Mapping earliest atrial activation in an anteroseptal pathway should be done during ORT as it is difficult to separate retrograde AV nodal conduction versus pathway conduction when mapped during ventricular pacing. Avoiding injury to the compact AV node and the His bundle is critical. If junctional beats are noted during radiofrequency ablation, energy delivery should be immediately stopped as it is difficult to determine whether these are junctional beats conducted retrograde, i.e., up the accessory pathway or the AV nodal fast pathway. Cryoablation is a safer, albeit possibly less effective, alternative if there is concern for potential AV conduction system injury.
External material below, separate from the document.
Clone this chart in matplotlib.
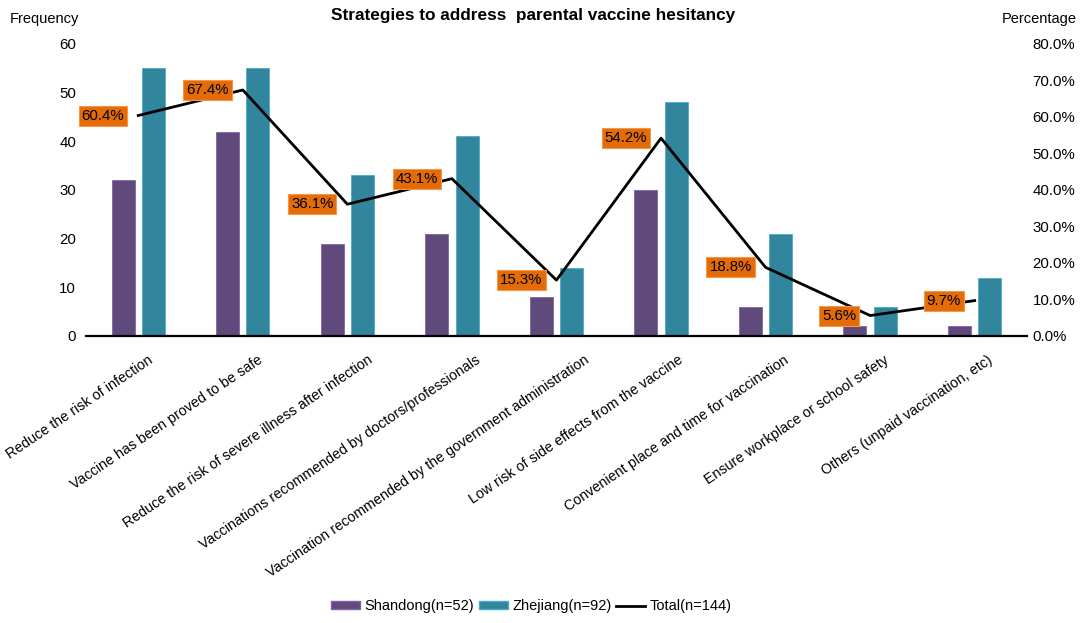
import matplotlib.pyplot as plt
import matplotlib.transforms as mtransforms
import numpy as np
from matplotlib.font_manager import FontProperties
from matplotlib.lines import Line2D
from matplotlib.patches import Patch
from matplotlib.textpath import TextPath

plt.rcParams["font.family"] = ["Liberation Sans", "DejaVu Sans"]

categories = [
    "Reduce the risk of infection",
    "Vaccine has been proved to be safe",
    "Reduce the risk of severe illness after infection",
    "Vaccinations recommended by doctors/professionals",
    "Vaccination recommended by the government administration",
    "Low risk of side effects from the vaccine",
    "Convenient place and time for vaccination",
    "Ensure workplace or school safety",
    "Others (unpaid vaccination, etc)",
]
shandong = [32, 42, 19, 21, 8, 30, 6, 2, 2]
zhejiang = [55, 55, 33, 41, 14, 48, 21, 6, 12]
total_pct = [60.4, 67.4, 36.1, 43.1, 15.3, 54.2, 18.8, 5.6, 9.7]

PURPLE = "#604A7B"
TEAL = "#31859C"
ORANGE = "#E36C09"
FS = 10.5
FS_TICK = 10.8
FS_CAT = 10.3

fig = plt.figure(figsize=(10.84, 6.23), dpi=100)
ax = fig.add_axes([0.0793, 0.4607, 0.8681, 0.4687])

x = np.arange(len(categories))
width = 0.22
offset = 0.145

ax.bar(x - offset, shandong, width, color=PURPLE, edgecolor="#8064A2", linewidth=0.6)
ax.bar(x + offset, zhejiang, width, color=TEAL, edgecolor="#4BACC6", linewidth=0.6)

ax.set_xlim(-0.5, len(categories) - 0.5)
ax.set_ylim(0, 60)
ax.set_yticks(range(0, 61, 10))
ax.tick_params(axis="y", length=0, pad=7, labelsize=FS_TICK)
ax.set_xticks([])

for side in ["top", "left", "right"]:
    ax.spines[side].set_visible(False)
ax.spines["bottom"].set_linewidth(1.6)

# category labels: right end shifted in proportion to label length
fp = FontProperties(family="Liberation Sans", size=FS_CAT)
for xi, name in zip(x, categories):
    length_pt = TextPath((0, 0), name, size=FS_CAT, prop=fp).get_extents().width
    shift = mtransforms.ScaledTranslation(
        (0.084 * length_pt - 3.3) / 72, -0.17, fig.dpi_scale_trans
    )
    ax.text(xi, 0, name, transform=ax.get_xaxis_transform() + shift,
            rotation=34, rotation_mode="anchor", ha="right", va="top",
            fontsize=FS_CAT)

ax2 = ax.twinx()
ax2.set_ylim(0, 0.8)
ax2.set_yticks(np.arange(0, 0.81, 0.1))
ax2.set_yticklabels([f"{v * 100:.1f}%" for v in np.arange(0, 0.81, 0.1)])
ax2.tick_params(axis="y", length=0, pad=4, labelsize=FS_TICK)
for side in ["top", "left", "right", "bottom"]:
    ax2.spines[side].set_visible(False)

pct = [p / 100 for p in total_pct]
ax2.plot(x, pct, color="black", linewidth=2)

for xi, p, txt in zip(x, pct, total_pct):
    ax2.annotate(
        f"{txt:.1f}%",
        (xi, p),
        xytext=(-10, 0),
        textcoords="offset points",
        ha="right",
        va="center",
        fontsize=FS_TICK,
        bbox=dict(boxstyle="square,pad=0.2", facecolor=ORANGE,
                  edgecolor="#F79646", linewidth=0.8),
    )

fig.text(0.492, 0.975, "Strategies to address  parental vaccine hesitancy",
         ha="center", va="center", fontsize=12.4, fontweight="bold")
fig.text(0.009, 0.969, "Frequency", ha="left", va="center", fontsize=FS)
fig.text(0.993, 0.969, "Percentage", ha="right", va="center", fontsize=FS)

handles = [
    Patch(facecolor=PURPLE, edgecolor="#8064A2", label="Shandong(n=52)"),
    Patch(facecolor=TEAL, edgecolor="#4BACC6", label="Zhejiang(n=92)"),
    Line2D([0], [0], color="black", linewidth=2, label="Total(n=144)"),
]
fig.legend(handles=handles, loc="center", bbox_to_anchor=(0.49, 0.027),
           ncol=3, frameon=False, fontsize=FS, handlelength=2.0,
           handleheight=0.5, handletextpad=0.3, columnspacing=0.3)

fig.savefig("out.png", dpi=100)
In difficult cases, alternative approaches such as access from the superior vena cava in an attempt to keep the catheter on the ventricular side of the tricuspid annulus and ablation from the non-coronary cusp of the aortic valve should be considered.5

Thus concludes a tale of two concealed accessory pathway mediated tachycardias presenting as highly symptomatic wide complex tachycardias in the same patient. In our opinion, the following should be ‘take home’ points from this discussion:

  1. Wide complex tachycardia in a young patient is concerning and needs a careful and thorough electrophysiological evaluation to establish the mechanism.
  2. Careful attention to baseline variables and tachycardia characteristics along with employment of directed pacing maneuvers can enable accurate determination of tachycardia mechanism and guide ablation.
  3. It is important to differentiate a left from a right posteroseptal accessory pathway to avoid difficulties with mapping and ablation.
  4. Recurrent tachycardia with similar CL post-ablation should not be assumed to have the same mechanism. Close attention to subtle activation changes and a comprehensive evaluation is needed to establish mechanism of tachycardia.
  5. Common difficulties during mapping and ablation of septal accessory pathways include proximity to the AV conduction system, catheter instability, and inability to accurately identify the target site and position the ablation catheter at that location. Use of different catheter curves and pre-shaped sheaths, employing alternative approaches (transseptal versus retrograde aortic versus superior vena cava) and well as energy sources (radiofrequency versus cryoablation) can, for the most part, help overcome these problems.

References

  1. Murgatroyd FD, Krahn AD. Handbook of Cardiac Electrophysiology. Remedica Books, London, 2002.
  2. Knight BP, Zivin A, Souza J, et al. A technique for the rapid diagnosis of atrial tachycardia in the electrophysiology laboratory. J Am Coll Cardiol 1999;33:775–781.
  3. Knight BP, Ebinger M, Oral H, et al. Diagnostic value of tachycardia features and pacing maneuvers during paroxysmal supraventricular tachycardia. J Am Coll Cardiol 2000;36:574–582.
  4. Morady F, Strickberger AS, Man C, et al. Reasons for prolonged or failed attempts at radiofrequency catheter ablation of accessory pathways. J Am Coll Cardiol 1996;27:683–689.
  5. Macedo PG, Patel SM, Bisco SE, et al. Septal accessory pathway: Anatomy, causes for difficulty, and an approach to ablation. Indian Pacing Electrophysiol J 2010;10:292–309.